Avec la multiplication des Smart TV, Apple TV et autres boîtiers sous Android TV, on pouvait penser que l'ère des set-top box à la française prenait fin. Mais les annonces récentes des FAI nous montrent que c'est un peu plus compliqué que cela... et que la tendance n'est pas forcément à l'explosion des offres internet « nues » pour satisfaire les abonnés.
La grande révolution de l'accès Internet fixe a sans conteste été l'arrivée des « box » et du triple play : Internet, téléphonie et TV. Un forfait unique, et un tarif de 30 euros par mois popularisé par Free dès 2002.
Set-top box : le minitel a perdu une seconde fois face à Internet
La France avait plutôt été précurseur en la matière, les foyers s'étant depuis attaché aux box et leurs services, s'améliorant au fil des renouvellements. Un élément essentiel de la stratégie des FAI, faisant d'eux des gestionnaires de péage touchant des commissions sur les achats et abonnements facturés aux clients (chaînes payantes, VOD, etc.).

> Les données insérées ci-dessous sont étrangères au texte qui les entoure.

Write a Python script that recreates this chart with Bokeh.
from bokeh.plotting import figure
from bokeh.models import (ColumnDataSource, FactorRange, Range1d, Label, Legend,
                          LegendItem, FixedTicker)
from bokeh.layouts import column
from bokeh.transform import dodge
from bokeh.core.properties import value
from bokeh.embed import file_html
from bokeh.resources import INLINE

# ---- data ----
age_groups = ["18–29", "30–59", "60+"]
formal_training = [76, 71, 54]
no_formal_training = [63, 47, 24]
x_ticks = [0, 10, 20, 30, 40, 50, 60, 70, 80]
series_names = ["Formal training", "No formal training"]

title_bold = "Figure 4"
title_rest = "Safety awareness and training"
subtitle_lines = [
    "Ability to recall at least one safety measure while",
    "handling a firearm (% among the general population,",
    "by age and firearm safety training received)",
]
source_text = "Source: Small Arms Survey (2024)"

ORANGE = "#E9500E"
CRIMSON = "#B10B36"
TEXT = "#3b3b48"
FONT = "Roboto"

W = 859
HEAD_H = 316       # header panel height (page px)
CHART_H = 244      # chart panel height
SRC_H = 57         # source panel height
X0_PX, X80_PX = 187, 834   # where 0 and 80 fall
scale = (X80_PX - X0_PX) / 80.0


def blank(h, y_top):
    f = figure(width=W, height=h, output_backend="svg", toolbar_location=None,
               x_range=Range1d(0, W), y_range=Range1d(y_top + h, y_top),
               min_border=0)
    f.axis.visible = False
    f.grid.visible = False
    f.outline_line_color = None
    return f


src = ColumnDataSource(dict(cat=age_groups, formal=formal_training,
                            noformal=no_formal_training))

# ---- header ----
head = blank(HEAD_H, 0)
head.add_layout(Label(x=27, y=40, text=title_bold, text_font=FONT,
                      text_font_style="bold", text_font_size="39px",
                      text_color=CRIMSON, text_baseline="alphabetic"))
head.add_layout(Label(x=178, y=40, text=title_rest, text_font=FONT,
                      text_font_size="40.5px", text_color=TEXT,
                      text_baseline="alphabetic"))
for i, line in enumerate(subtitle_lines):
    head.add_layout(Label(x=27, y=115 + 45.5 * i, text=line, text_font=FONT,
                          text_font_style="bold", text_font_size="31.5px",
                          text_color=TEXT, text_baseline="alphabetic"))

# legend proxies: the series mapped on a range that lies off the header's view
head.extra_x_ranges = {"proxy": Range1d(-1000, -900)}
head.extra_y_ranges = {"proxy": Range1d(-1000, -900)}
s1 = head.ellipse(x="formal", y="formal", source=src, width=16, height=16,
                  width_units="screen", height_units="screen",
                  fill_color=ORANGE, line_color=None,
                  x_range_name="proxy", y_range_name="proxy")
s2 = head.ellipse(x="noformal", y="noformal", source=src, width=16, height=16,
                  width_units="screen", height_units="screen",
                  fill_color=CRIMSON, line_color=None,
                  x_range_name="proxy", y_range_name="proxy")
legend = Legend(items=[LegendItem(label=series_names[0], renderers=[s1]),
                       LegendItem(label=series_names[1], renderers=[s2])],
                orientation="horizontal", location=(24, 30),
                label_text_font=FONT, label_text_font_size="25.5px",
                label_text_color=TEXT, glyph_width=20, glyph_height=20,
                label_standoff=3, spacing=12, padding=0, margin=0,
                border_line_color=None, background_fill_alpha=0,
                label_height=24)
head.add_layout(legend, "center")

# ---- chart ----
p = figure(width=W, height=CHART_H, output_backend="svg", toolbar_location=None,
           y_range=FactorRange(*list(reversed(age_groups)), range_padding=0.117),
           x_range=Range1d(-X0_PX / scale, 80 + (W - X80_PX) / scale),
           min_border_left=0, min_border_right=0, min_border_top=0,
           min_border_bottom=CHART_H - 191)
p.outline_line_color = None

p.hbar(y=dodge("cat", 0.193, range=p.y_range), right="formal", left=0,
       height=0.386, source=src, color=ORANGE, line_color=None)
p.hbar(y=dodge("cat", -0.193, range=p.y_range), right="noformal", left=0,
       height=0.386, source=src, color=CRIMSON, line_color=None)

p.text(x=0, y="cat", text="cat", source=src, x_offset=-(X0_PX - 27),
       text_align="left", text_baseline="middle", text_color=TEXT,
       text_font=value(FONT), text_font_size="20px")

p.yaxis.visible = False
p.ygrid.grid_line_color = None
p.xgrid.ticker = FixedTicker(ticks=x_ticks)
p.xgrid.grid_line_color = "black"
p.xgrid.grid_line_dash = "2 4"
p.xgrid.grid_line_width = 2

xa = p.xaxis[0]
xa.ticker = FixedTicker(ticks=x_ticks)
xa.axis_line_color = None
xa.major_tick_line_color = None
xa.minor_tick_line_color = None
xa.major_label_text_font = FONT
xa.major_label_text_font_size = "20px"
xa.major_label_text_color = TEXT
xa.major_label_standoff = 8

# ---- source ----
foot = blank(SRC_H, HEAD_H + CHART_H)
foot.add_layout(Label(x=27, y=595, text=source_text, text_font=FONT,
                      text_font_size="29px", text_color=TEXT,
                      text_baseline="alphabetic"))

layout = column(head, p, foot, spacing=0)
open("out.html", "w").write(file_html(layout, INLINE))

Mais ce modèle a vécu. Tout d'abord parce que les usages ont changé : nombreux sont ceux à ne plus utiliser leur téléphone fixe au profit du mobile et la TV linéaire n'est plus le centre du divertissement grand public. Les services de SVoD à la Netflix sont ainsi de plus en plus populaires, grignotant progressivement parts de marché et temps d'attention.
Surtout, les bonnes vieilles « set-top box » placés à côté de la TV n'ont pas su s'adapter. Pensées comme des minitels, avec une liste de service limités à quelques partenaires, elles ne tiennent pas la comparaison face aux plateformes plus ouvertes que sont Android TV et tvOS, toutes américaines qu'elles soient. Sans parler de la multitude de Smart TV.
C'est d'ailleurs cette dernière qui commence finalement à prendre leur place, sous l'impulsion de Samsung et de certains FAI... qui rêvent de pouvoir reproduire le modèle du smartphone subventionné au coût intégré à l'abonnement. Une stratégie qui ne sera pas forcément si simple que cela à imposer en 2020.
Vous êtes plutôt abonnement Internet nu, ou bourré de Premium ?
Ces dernières années, on a vu deux tendances émerger chez les fournisseurs d'accès internet. La première est celle de l'offre « nue » (ou presque), sans engagement. C'est RED et ses abonnements entre 16 et 23 euros par mois, avec Internet, téléphone illimité mais pas de TV, en option. Le client est ainsi invité à utiliser des boîtiers et services tiers, ou la TNT.
C'est également Sosh et sa Boîte Internet entre 20 et 30 euros par mois, sans engagement. Ici, la TV est incluse mais seulement via une application mobile. Le boîtier multimédia est là encore en option. Des offres qui ont intégré que certains consommateurs se contentaient de la TNT ou des services « OTT » (via Internet), cherchant plutôt l'économie.
Mais cette seconde offre a un défaut : elle est considérée non pas comme sans TV, mais comme un abonnement d'entrée de gamme, comme si ces deux critères étaient liés. Ainsi, elle ne donne pas accès au débit maximal dans sa déclinaison fibre, réservé à des forfaits de la marque Orange, où la TV est intégrée (on peut refuser la box, sans remise).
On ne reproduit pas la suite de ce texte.